En effet, le scrutin du 17 avril, auquel plus de 190 millions d’Indonésiens étaient appelés à voter, est la plus grande élection jamais organisée dans le pays, qui compte la plus importante population musulmane au monde. Rejetant le résultat, Subianto, l’ex-général, a fait appel, vendredi 24 mai, à la Cour constitutionnelle, invoquant des « fraudes massives » non confirmées ni par l’organe de supervision électorale indonésien, ni par les observateurs indépendants. Même avant la publication des résultats, le candidat d’opposition a contesté le décompte des voix et a déclaré avoir remporté l’élection en citant des sondages alternatifs. Quant au président vainqueur, il se réfrénait de crier victoire depuis plus d’un mois en attendant les résultats officiels. Surnommé « Jokowi », Widodo a obtenu 55,5% des voix, contre 44,5 % pour son adversaire, selon la commission électorale (KPU). « Nous serons les dirigeants et les protecteurs de tous les Indonésiens », a promis Joko Widodo devant la presse, aux côtés de son colistier Ma’ruf Amin. Le président musulman modéré qui, dans ses discours, défend la diversité du pays, a néanmoins choisi le prédicateur islamiste conservateur Ma’ruf Amin comme candidat à la vice-présidence. Une stratégie destinée à donner des gages à l’électorat musulman conservateur, important dans le pays. Un choix qui a inquiété les plus progressistes.

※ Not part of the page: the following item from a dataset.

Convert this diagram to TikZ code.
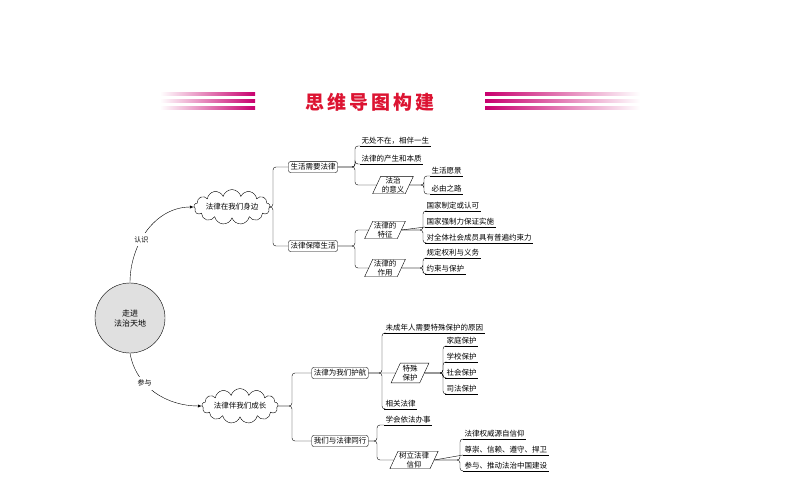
\documentclass[tikz,border=0pt]{standalone}
\usepackage{fontspec}
\setmainfont{Noto Sans CJK SC}
\usetikzlibrary{positioning,shapes.symbols,shapes.geometric}
\definecolor{titlered}{RGB}{220,20,50}
\definecolor{barpink}{RGB}{200,0,110}
\tikzset{
  box/.style={draw,rounded corners=2pt,inner sep=2pt,font=\fontsize{7.5}{8}\selectfont},
  para/.style={draw,trapezium,trapezium left angle=65,trapezium right angle=115,
    align=center,inner sep=1pt,minimum width=38pt,font=\fontsize{7.5}{8.5}\selectfont},
  leaf/.style={anchor=south west,inner sep=1.5pt,font=\fontsize{7.5}{8}\selectfont},
  bubble/.style={draw,cloud,cloud puffs=13,aspect=3.4,inner sep=0pt,font=\fontsize{7.5}{8}\selectfont},
  link/.style={rounded corners=3pt}
}
\newcommand{\uline}[1]{\draw (#1.south west) -- (#1.south east);}
\begin{document}
\begin{tikzpicture}[x=1pt,y=-1pt]
\useasboundingbox (0,0) rectangle (794,495);
% title
\foreach \yy in {94,101,108}{
  \shade[left color=white,right color=barpink] (160,\yy-1.5) rectangle (255,\yy+1.5);
  \shade[left color=barpink,right color=white] (485,\yy-1.5) rectangle (640,\yy+1.5);
}
\node[text=titlered,font=\fontsize{19}{20}\bfseries] (title) at (370,102) {思\,维\,导\,图\,构\,建};
% centre
\node[draw,circle,fill=black!12,minimum size=70pt,align=center,font=\fontsize{8}{10}\selectfont] (core) at (130,318) {走进\\法治天地};
\node[bubble] (near) at (232,207) {法律在我们身边};
\node[bubble] (grow) at (240,406) {法律伴我们成长};
\draw[-latex] (core.north) to[out=90,in=180] node[pos=0.4,fill=white,font=\fontsize{7}{8}\selectfont] {认识} (near.west);
\draw[-latex] (core.south) to[out=-80,in=180] node[pos=0.35,fill=white,font=\fontsize{7}{8}\selectfont] {参与} (grow.west);
% upper branch
\node[box] (need) at (313,167) {生活需要法律};
\node[box] (guard) at (313,246) {法律保障生活};
\draw[link] (near.east) -| (273,180) |- (need.west);
\draw[link] (near.east) -| (273,230) |- (guard.west);
\node[leaf] (l1) at (360,146) {无处不在，相伴一生};
\node[leaf] (l2) at (360,164) {法律的产生和本质};
\node[para] (mean) at (393,185) {法治\\的意义};
\uline{l1}\uline{l2}
\draw[link] (need.east) -| (355,155) |- (l1.south west);
\draw[link] (need.east) -| (355,160) |- (l2.south west);
\draw[link] (need.east) -| (355,175) |- (mean.west);
\node[leaf] (l3) at (430,176) {生活愿景};
\node[leaf] (l4) at (430,194) {必由之路};
\uline{l3}\uline{l4}
\draw[link] (mean.east) -| (424,182) |- (l3.south west);
\draw[link] (mean.east) -| (424,188) |- (l4.south west);
\node[para] (trait) at (385,230) {法律的\\特征};
\node[para] (role) at (385,268) {法律的\\作用};
\draw[link] (guard.east) -| (355,240) |- (trait.west);
\draw[link] (guard.east) -| (355,255) |- (role.west);
\node[leaf] (l5) at (425,211) {国家制定或认可};
\node[leaf] (l6) at (425,227) {国家强制力保证实施};
\node[leaf] (l7) at (425,243) {对全体社会成员具有普遍约束力};
\uline{l5}\uline{l6}\uline{l7}
\draw[link] (trait.east) -| (423,220) |- (l5.south west);
\draw[link] (trait.east) -- (l6.south west);
\draw[link] (trait.east) -| (423,235) |- (l7.south west);
\node[leaf] (l8) at (425,258) {规定权利与义务};
\node[leaf] (l9) at (425,274) {约束与保护};
\uline{l8}\uline{l9}
\draw[link] (role.east) -| (423,264) |- (l8.south west);
\draw[link] (role.east) -| (423,270) |- (l9.south west);
% lower branch
\node[box] (escort) at (340,373) {法律为我们护航};
\node[box] (walk) at (340,441) {我们与法律同行};
\draw[link] (grow.east) -| (292,390) |- (escort.west);
\draw[link] (grow.east) -| (292,420) |- (walk.west);
\node[leaf] (m1) at (384,333) {未成年人需要特殊保护的原因};
\node[para] (spec) at (410,373) {特殊\\保护};
\node[leaf] (m2) at (384,409) {相关法律};
\uline{m1}\uline{m2}
\draw[link] (escort.east) -| (382,350) |- (m1.south west);
\draw[link] (escort.east) -- (spec.west);
\draw[link] (escort.east) -| (382,395) |- (m2.south west);
\node[leaf] (p1) at (445,346) {家庭保护};
\node[leaf] (p2) at (445,362) {学校保护};
\node[leaf] (p3) at (445,378) {社会保护};
\node[leaf] (p4) at (445,394) {司法保护};
\uline{p1}\uline{p2}\uline{p3}\uline{p4}
\draw[link] (spec.east) -| (443,360) |- (p1.south west);
\draw[link] (spec.east) -| (443,368) |- (p2.south west);
\draw[link] (spec.east) -| (443,375) |- (p3.south west);
\draw[link] (spec.east) -| (443,385) |- (p4.south west);
\node[leaf] (n1) at (384,425) {学会依法办事};
\node[para,minimum width=48pt] (faith) at (414,460) {树立法律\\信仰};
\uline{n1}
\draw[link] (walk.east) -| (377,432) |- (n1.south west);
\draw[link] (walk.east) -| (377,450) |- (faith.west);
\node[leaf] (q1) at (463,439) {法律权威源自信仰};
\node[leaf] (q2) at (463,455) {尊崇、信赖、遵守、捍卫};
\node[leaf] (q3) at (463,471) {参与、推动法治中国建设};
\uline{q1}\uline{q2}\uline{q3}
\draw[link] (faith.east) -| (460,448) |- (q1.south west);
\draw[link] (faith.east) -- (q2.south west);
\draw[link] (faith.east) -| (460,465) |- (q3.south west);
\end{tikzpicture}
\end{document}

Le lourd passé de Subianto
Arrivé à la tête de l’Indonésie en 2014 avec 53,15 %, après la défaite du même adversaire, Widodo a fait campagne pour son deuxième mandat en s’appuyant sur le boom des infrastructures réalisées sous sa présidence : construction de routes, aéroports et autres infrastructures, dont la première ligne de métro de Jakarta, ouverte en mars. A cela s’ajoute la bonne santé de la principale économie d’Asie du Sud-Est.

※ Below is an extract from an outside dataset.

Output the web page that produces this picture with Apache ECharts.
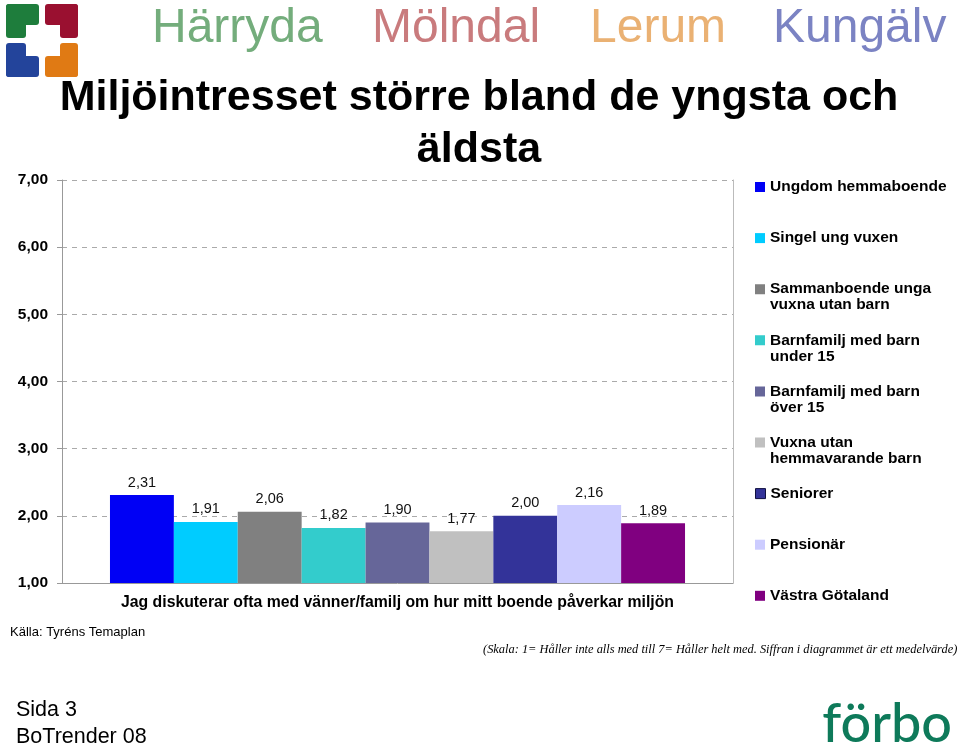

Malgré les craintes de certains, des observateurs estiment que la réélection de Widodo est un choix convenable, pointant un possible recul de la démocratie si l’ancien général était élu à la place. « Nous ne savons pas ce que Subianto fera s’il gagne et si les contraintes institutionnelles le limitent », souligne à l’AFP Evan Laksmana, chercheur au Centre des études stratégiques et internationales de Jakarta. Une crainte logique lorsqu’on connaît le passé militaire controversé du candidat de l’opposition et ses liens avec le régime du dictateur Suharto, dont il a été le beau-fils. Il a ordonné notamment l’enlèvement d’activistes pro-démocratie au moment de la chute du régime de Suharto en 1998 et a été accusé de graves abus pendant le conflit au Timor oriental. C’est ainsi que les ambitions de Subianto ont longtemps été rendues compliquées du fait de ses liens et ses actes.

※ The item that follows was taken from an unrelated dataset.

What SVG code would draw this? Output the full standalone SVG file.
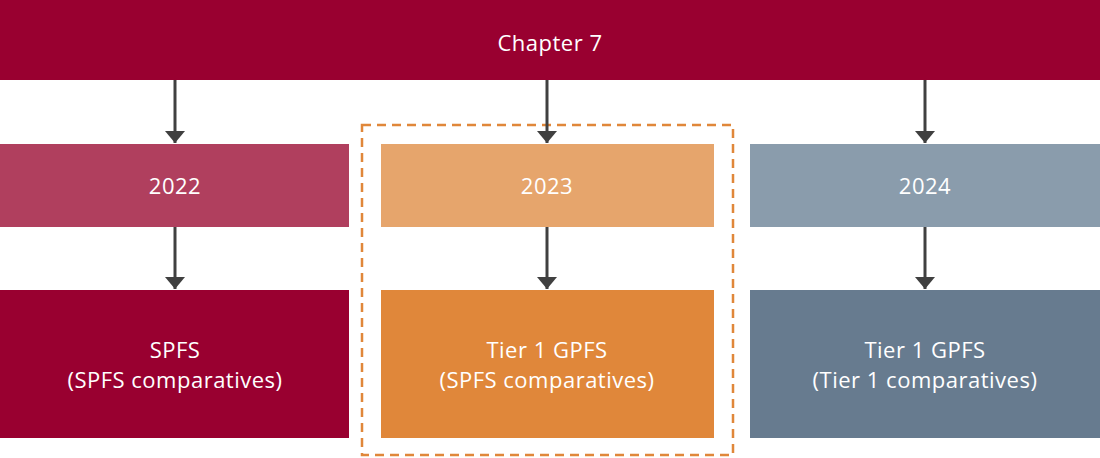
<svg xmlns="http://www.w3.org/2000/svg" width="1100" height="458" viewBox="0 0 1100 458">
<defs>
<style>
.t{font-family:"Open Sans",Lato,"Liberation Sans",sans-serif;font-size:22px;letter-spacing:0.5px;fill:#ffffff;text-anchor:middle}
.c{stroke:#404040;stroke-width:3;fill:none}
</style>
<marker id="ah" markerUnits="userSpaceOnUse" markerWidth="12" markerHeight="20" refX="12" refY="10" viewBox="0 0 12 20" orient="auto">
<path d="M0,0 L12,10 L0,20 Z" fill="#404040"/>
</marker>
</defs>
<rect width="1100" height="458" fill="#ffffff"/>
<g id="dashed-frame"><rect x="362" y="125" width="371" height="330" fill="none" stroke="#E0873A" stroke-width="2.5" stroke-dasharray="9,6"/></g>
<g id="chapter7"><rect x="0" y="0" width="1100" height="80" fill="#990030"/><text class="t" x="550" y="51">Chapter 7</text></g>
<g id="y2022"><rect x="0" y="144" width="349" height="83" fill="#B03F5E"/><text class="t" x="175" y="194">2022</text></g>
<g id="y2023"><rect x="381" y="144" width="333" height="83" fill="#E6A56C"/><text class="t" x="547" y="194">2023</text></g>
<g id="y2024"><rect x="750" y="144" width="350" height="83" fill="#8A9CAC"/><text class="t" x="925" y="194">2024</text></g>
<g id="spfs"><rect x="0" y="290" width="349" height="148" fill="#990030"/><text class="t" x="175" y="358">SPFS</text><text class="t" x="175" y="388">(SPFS comparatives)</text></g>
<g id="tier1-2023"><rect x="381" y="290" width="333" height="148" fill="#E0873A"/><text class="t" x="547" y="358">Tier 1 GPFS</text><text class="t" x="547" y="388">(SPFS comparatives)</text></g>
<g id="tier1-2024"><rect x="750" y="290" width="350" height="148" fill="#677B8F"/><text class="t" x="925" y="358">Tier 1 GPFS</text><text class="t" x="925" y="388">(Tier 1 comparatives)</text></g>
<g id="connectors">
<line class="c" x1="175" y1="80" x2="175" y2="143" marker-end="url(#ah)"/>
<line class="c" x1="547" y1="80" x2="547" y2="143" marker-end="url(#ah)"/>
<line class="c" x1="925" y1="80" x2="925" y2="143" marker-end="url(#ah)"/>
<line class="c" x1="175" y1="227" x2="175" y2="289" marker-end="url(#ah)"/>
<line class="c" x1="547" y1="227" x2="547" y2="289" marker-end="url(#ah)"/>
<line class="c" x1="925" y1="227" x2="925" y2="289" marker-end="url(#ah)"/>
</g>
</svg>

Tentant d’attirer plus de voix, Subianto s’est aussi rapproché des groupes islamiques les plus radicaux et a promis une hausse des dépenses dans le secteur de la défense et de la sécurité. Sur le plan économique, il a vanté une politique protectionniste « Indonesia first », inspirée de Donald Trump, et a également promis de remettre en cause des milliards de dollars d’investissements chinois dans le pays. Par ces arguments, le candidat Subianto a récolté un large nombre de voix.
Pour de nombreux Indonésiens, répartis sur un vaste archipel de 17000 îles, le plus important est une transition pacifique, quel que soit le vainqueur.